:: RECORDS SUPPLIED ::
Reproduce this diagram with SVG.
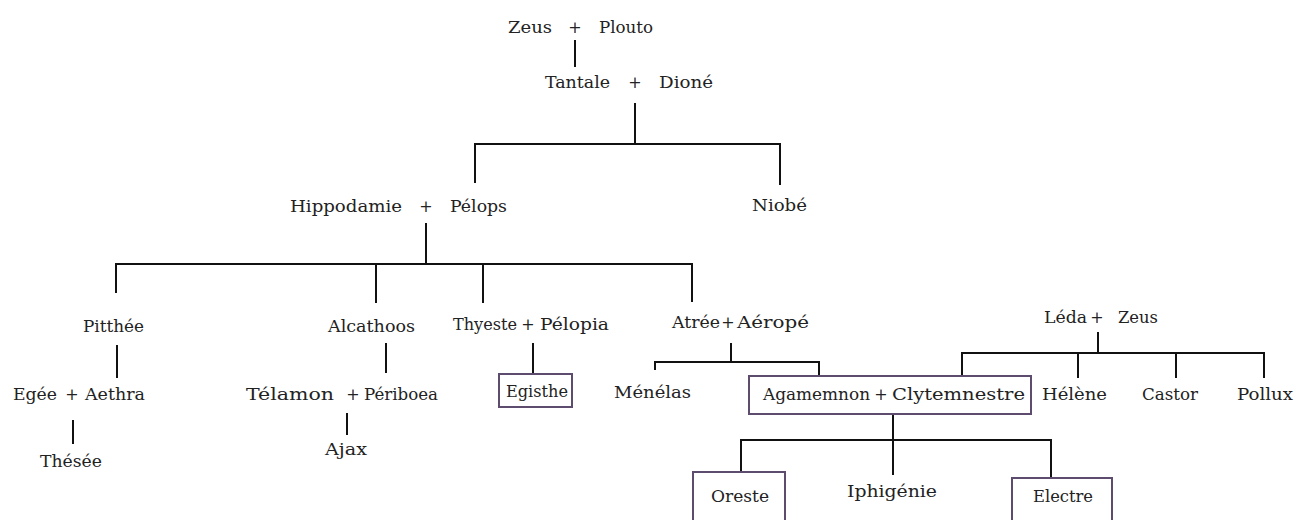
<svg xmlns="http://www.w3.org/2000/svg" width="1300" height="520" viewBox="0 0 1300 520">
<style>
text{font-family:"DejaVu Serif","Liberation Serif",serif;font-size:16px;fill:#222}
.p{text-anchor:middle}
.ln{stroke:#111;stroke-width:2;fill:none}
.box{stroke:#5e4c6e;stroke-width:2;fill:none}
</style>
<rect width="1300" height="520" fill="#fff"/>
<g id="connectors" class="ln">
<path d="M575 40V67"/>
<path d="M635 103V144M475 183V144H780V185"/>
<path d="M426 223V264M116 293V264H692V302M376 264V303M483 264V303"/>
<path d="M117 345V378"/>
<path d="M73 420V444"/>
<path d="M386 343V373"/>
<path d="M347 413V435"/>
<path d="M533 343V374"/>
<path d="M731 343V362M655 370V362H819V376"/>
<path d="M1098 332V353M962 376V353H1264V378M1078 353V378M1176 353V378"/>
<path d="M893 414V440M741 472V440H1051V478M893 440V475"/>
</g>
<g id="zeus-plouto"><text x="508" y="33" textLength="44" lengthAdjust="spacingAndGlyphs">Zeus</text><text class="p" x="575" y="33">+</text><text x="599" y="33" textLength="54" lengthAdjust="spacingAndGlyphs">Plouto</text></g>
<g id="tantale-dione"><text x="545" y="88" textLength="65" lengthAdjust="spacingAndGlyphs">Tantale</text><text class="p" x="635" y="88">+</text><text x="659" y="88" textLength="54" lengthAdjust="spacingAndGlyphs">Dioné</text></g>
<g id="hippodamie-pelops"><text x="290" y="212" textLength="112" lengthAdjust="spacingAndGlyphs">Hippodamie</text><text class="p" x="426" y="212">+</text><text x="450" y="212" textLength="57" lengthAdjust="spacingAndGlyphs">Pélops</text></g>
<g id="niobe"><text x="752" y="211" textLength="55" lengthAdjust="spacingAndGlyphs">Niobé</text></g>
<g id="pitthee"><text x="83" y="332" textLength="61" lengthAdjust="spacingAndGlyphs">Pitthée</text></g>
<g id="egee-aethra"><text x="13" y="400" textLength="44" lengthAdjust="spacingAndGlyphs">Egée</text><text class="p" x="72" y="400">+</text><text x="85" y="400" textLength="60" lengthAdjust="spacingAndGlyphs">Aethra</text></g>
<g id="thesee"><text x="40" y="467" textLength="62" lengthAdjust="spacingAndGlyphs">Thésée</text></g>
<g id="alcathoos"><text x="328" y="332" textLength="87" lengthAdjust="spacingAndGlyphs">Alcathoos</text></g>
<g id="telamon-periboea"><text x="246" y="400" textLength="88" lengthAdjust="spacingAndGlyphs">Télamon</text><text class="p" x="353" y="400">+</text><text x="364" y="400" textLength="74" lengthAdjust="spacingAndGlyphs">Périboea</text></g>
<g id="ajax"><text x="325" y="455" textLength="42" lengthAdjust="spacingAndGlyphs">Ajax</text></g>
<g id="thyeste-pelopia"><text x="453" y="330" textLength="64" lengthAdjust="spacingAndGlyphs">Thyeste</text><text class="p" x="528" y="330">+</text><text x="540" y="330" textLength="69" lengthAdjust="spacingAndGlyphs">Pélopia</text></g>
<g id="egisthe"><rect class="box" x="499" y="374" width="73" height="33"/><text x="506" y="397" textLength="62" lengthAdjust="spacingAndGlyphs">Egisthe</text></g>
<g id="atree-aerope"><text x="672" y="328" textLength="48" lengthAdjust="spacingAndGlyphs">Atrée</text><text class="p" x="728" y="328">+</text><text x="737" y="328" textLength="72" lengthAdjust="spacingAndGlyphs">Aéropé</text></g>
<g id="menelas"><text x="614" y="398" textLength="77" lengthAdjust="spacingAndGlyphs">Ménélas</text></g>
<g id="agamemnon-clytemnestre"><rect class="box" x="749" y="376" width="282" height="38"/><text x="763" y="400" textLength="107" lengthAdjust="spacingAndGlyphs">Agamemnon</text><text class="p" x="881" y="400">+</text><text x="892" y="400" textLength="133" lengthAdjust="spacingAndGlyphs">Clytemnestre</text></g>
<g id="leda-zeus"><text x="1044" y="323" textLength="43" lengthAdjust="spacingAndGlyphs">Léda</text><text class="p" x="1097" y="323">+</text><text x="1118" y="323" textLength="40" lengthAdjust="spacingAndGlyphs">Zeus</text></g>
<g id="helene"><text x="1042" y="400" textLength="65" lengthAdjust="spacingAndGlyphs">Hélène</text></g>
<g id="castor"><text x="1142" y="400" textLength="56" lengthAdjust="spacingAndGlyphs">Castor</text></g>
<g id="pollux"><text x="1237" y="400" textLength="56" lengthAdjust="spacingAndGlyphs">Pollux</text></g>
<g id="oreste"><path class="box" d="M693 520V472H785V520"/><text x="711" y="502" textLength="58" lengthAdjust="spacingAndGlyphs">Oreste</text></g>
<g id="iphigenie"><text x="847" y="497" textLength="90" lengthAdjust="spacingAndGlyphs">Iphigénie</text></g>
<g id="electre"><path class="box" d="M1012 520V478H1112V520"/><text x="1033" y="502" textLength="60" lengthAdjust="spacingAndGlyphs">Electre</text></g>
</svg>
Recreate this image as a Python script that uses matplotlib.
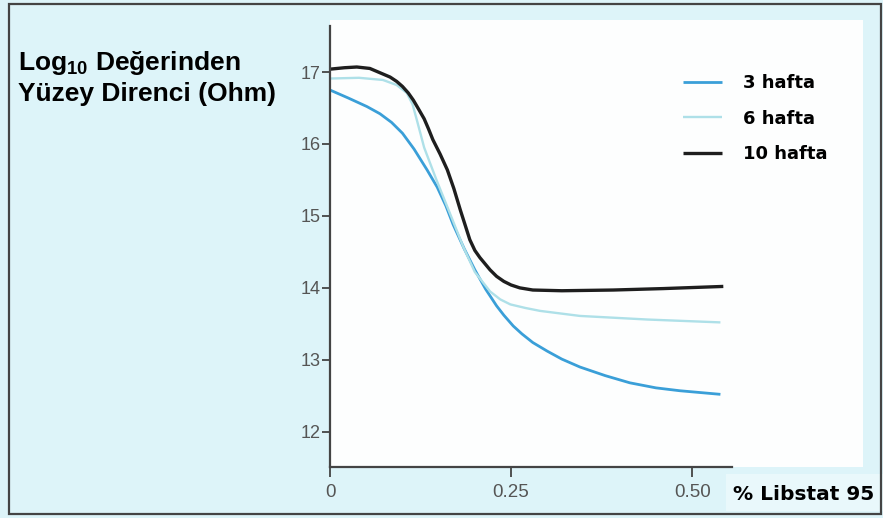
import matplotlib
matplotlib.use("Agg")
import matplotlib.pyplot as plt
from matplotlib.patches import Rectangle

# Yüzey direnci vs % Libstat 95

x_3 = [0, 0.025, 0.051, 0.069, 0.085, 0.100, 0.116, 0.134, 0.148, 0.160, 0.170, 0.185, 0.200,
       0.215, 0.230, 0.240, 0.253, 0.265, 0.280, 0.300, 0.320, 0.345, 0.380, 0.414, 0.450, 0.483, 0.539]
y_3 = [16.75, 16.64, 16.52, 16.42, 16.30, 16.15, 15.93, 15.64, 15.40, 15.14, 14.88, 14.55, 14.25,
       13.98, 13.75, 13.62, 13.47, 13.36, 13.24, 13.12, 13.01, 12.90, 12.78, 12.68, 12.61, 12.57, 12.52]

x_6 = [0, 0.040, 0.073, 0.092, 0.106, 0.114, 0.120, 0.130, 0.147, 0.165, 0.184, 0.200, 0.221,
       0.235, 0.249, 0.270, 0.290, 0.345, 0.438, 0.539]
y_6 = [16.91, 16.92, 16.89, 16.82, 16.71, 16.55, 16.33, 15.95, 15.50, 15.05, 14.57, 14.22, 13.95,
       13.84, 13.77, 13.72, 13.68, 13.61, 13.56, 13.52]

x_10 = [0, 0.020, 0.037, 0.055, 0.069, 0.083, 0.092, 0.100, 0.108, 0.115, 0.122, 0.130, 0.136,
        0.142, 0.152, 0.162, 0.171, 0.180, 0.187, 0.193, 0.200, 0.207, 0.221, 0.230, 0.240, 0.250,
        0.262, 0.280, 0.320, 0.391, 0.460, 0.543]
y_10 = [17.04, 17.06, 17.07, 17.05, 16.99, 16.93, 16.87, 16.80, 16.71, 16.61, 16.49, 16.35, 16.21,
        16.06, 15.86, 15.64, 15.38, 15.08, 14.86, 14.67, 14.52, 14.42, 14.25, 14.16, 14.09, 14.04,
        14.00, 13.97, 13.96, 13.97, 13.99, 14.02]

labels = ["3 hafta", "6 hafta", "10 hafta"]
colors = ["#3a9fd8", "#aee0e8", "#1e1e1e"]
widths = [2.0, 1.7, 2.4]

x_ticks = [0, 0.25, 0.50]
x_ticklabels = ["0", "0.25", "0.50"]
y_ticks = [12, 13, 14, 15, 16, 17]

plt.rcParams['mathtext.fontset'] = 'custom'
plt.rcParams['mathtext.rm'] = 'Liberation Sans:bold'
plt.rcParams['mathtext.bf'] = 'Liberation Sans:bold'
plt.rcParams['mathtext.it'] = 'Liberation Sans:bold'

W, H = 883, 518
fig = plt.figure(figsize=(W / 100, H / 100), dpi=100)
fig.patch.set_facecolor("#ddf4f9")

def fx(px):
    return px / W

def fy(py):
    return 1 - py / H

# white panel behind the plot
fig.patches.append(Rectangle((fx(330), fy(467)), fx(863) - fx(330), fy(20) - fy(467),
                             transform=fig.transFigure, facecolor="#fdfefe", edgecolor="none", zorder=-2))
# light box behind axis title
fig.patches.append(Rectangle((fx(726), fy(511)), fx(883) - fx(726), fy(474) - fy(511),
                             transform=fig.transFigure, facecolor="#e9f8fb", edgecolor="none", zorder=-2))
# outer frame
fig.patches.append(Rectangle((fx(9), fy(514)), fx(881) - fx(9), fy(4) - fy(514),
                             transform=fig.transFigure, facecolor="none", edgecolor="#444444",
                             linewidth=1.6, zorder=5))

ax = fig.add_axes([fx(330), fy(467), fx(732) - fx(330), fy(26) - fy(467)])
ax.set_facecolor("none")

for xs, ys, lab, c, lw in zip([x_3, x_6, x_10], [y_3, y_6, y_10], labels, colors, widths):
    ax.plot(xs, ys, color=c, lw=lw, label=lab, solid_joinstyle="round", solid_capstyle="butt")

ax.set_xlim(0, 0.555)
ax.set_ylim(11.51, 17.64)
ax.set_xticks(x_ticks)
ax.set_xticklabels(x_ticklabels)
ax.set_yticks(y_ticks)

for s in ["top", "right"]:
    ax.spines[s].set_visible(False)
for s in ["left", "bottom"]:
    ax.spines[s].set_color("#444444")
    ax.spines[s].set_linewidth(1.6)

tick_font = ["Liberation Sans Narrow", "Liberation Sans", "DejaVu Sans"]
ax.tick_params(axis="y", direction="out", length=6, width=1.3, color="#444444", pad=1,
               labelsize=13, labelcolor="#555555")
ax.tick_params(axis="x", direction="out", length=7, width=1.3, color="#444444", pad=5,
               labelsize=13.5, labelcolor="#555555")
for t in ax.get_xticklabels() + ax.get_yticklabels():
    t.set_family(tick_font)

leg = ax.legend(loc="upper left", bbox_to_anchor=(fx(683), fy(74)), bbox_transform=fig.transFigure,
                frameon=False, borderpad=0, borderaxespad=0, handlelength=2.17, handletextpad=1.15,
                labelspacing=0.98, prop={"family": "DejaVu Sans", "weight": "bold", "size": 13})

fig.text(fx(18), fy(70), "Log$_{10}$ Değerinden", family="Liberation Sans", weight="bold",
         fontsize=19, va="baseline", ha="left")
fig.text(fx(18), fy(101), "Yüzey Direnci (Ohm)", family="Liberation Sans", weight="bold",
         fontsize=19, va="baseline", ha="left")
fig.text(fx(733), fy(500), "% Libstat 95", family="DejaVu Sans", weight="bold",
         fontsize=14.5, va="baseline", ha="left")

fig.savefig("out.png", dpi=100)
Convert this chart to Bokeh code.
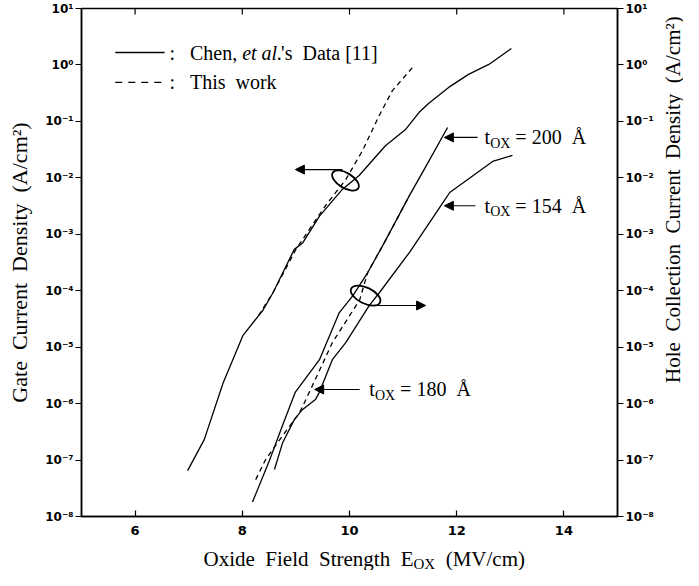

:: OBJECTIVE ::
Starting at the line containing "Recreate this image" and stopping after the line containing "return px / W", give the lines again exactly and leave out every image.

:: RESPONSE BELOW ::
Recreate this image as a Python script that uses matplotlib.
import matplotlib
matplotlib.use("Agg")
import matplotlib.pyplot as plt
from matplotlib.patches import Rectangle

# Yüzey direnci vs % Libstat 95

x_3 = [0, 0.025, 0.051, 0.069, 0.085, 0.100, 0.116, 0.134, 0.148, 0.160, 0.170, 0.185, 0.200,
       0.215, 0.230, 0.240, 0.253, 0.265, 0.280, 0.300, 0.320, 0.345, 0.380, 0.414, 0.450, 0.483, 0.539]
y_3 = [16.75, 16.64, 16.52, 16.42, 16.30, 16.15, 15.93, 15.64, 15.40, 15.14, 14.88, 14.55, 14.25,
       13.98, 13.75, 13.62, 13.47, 13.36, 13.24, 13.12, 13.01, 12.90, 12.78, 12.68, 12.61, 12.57, 12.52]

x_6 = [0, 0.040, 0.073, 0.092, 0.106, 0.114, 0.120, 0.130, 0.147, 0.165, 0.184, 0.200, 0.221,
       0.235, 0.249, 0.270, 0.290, 0.345, 0.438, 0.539]
y_6 = [16.91, 16.92, 16.89, 16.82, 16.71, 16.55, 16.33, 15.95, 15.50, 15.05, 14.57, 14.22, 13.95,
       13.84, 13.77, 13.72, 13.68, 13.61, 13.56, 13.52]

x_10 = [0, 0.020, 0.037, 0.055, 0.069, 0.083, 0.092, 0.100, 0.108, 0.115, 0.122, 0.130, 0.136,
        0.142, 0.152, 0.162, 0.171, 0.180, 0.187, 0.193, 0.200, 0.207, 0.221, 0.230, 0.240, 0.250,
        0.262, 0.280, 0.320, 0.391, 0.460, 0.543]
y_10 = [17.04, 17.06, 17.07, 17.05, 16.99, 16.93, 16.87, 16.80, 16.71, 16.61, 16.49, 16.35, 16.21,
        16.06, 15.86, 15.64, 15.38, 15.08, 14.86, 14.67, 14.52, 14.42, 14.25, 14.16, 14.09, 14.04,
        14.00, 13.97, 13.96, 13.97, 13.99, 14.02]

labels = ["3 hafta", "6 hafta", "10 hafta"]
colors = ["#3a9fd8", "#aee0e8", "#1e1e1e"]
widths = [2.0, 1.7, 2.4]

x_ticks = [0, 0.25, 0.50]
x_ticklabels = ["0", "0.25", "0.50"]
y_ticks = [12, 13, 14, 15, 16, 17]

plt.rcParams['mathtext.fontset'] = 'custom'
plt.rcParams['mathtext.rm'] = 'Liberation Sans:bold'
plt.rcParams['mathtext.bf'] = 'Liberation Sans:bold'
plt.rcParams['mathtext.it'] = 'Liberation Sans:bold'

W, H = 883, 518
fig = plt.figure(figsize=(W / 100, H / 100), dpi=100)
fig.patch.set_facecolor("#ddf4f9")

def fx(px):
    return px / W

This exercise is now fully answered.